Campagne des européennes : qu’aura-t-elle dit du pays, du débat politique et de l’état de l’opinion ?
L’hypothèse émise par Emmanuel Macron de l’envoi éventuel de troupes en Ukraine et l’ambiguïté stratégique qu’il a voulu installer par rapport à la Russie ont fait polémique. Par ricochet, l’opportunité d’une défense européenne plus poussée a été discutée. Mais ce printemps, ce ne sont pas ces thématiques qui ont dominé.
Jamais en fait globalement la campagne ne s’est européanisée. Aucune proposition en la matière d’aucune liste que ce soit ne s’est imposée. Cet état de fait est notamment dû à un changement de pied. En ne faisant plus de la sortie de l’Union européenne ou de l’euro un de ses combats, le Rassemblement national a enlevé à la campagne une dimension extérieure et à ses adversaires un argument majeur.
Et donc de quoi a-t-on parlé ?
Selon toutes les enquêtes réalisées ces dernières semaines, c’est une très grosse moitié de Français qui arrêteront leur vote dimanche en fonction des questions nationales. Aujourd’hui, le pouvoir d’achat est de très loin leur première préoccupation. C’est donc d’abord ce qui a dominé principalement cette campagne. Les confrontations télé entre les têtes de liste en ont été une bonne illustration : ça y a été quasiment à chaque fois le premier thème abordé. Et comme, ce n’est pas de l’Europe mais du gouvernement que les Français attendent des réponses sur ce dossier, ça a contribué à nationaliser la campagne.

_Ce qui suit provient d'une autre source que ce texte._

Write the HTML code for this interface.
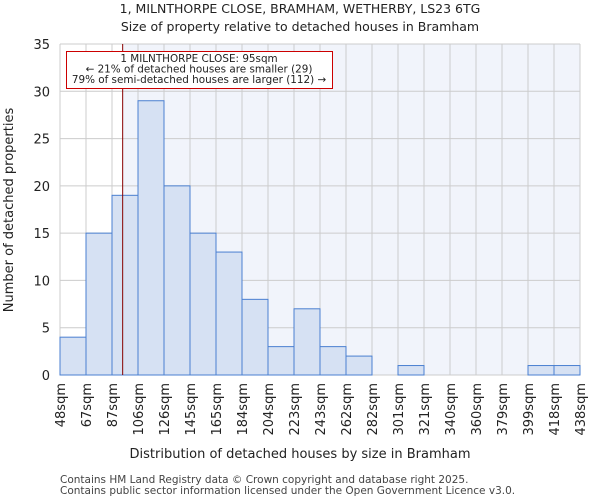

Ensuite, on aura également beaucoup parlé d’immigration. C’est désormais la deuxième préoccupation des Français selon les sondages, où cette thématique a été en hausse constante ce printemps. Dans cette campagne sur cet enjeu, il y aura eu ceux qui estiment que tout reste à faire. C’est le RN, LR, Reconquête. Et ceux qui ont voulu montrer qu’avec le pacte asile-migration, un grand pas avait été fait. C’est la majorité présidentielle.
Enfin sur ce fond de décor se sont greffés des sujets d’actualité qui ont marqué les Français : les émeutes en Nouvelle-Calédonie, l’évasion du narcotrafiquant Mohamed Amra, les conséquences intérieures du conflit israélo-palestinien, l’ultraviolence de mineurs…Spectaculaires, tous ces faits ont éclipsé le combat électoral. Anxiogènes, ils ont renvoyé à une même question : la cohésion nationale.
Et quelles conclusions peut-on tirer de cette photographie ?
Un : cette campagne aura révélé un repli sur soi du pays. Il y a cinq ans, à la veille du précédent scrutin européen, l’institut de sondages Ipsos avait demandé aux Français quel sujet compterait le plus pour eux au moment de voter. La place de la France dans le monde figurait en troisième position avec 35% des suffrages. Cinq ans plus tard, ce critère n’est plus qu’à la huitième, avec 15% des voix.
Deux : cette campagne aura montré de la colère. Seule élection nationale du quinquennat, ces européennes vont visiblement d’abord servir pour une bonne partie des Français à donner leur sentiment sur le septennat d’Emmanuel Macron. Toute la question est désormais de savoir si elles auront été une soupape suffisante ou bien si nous sommes à la veille d’une forte tempête.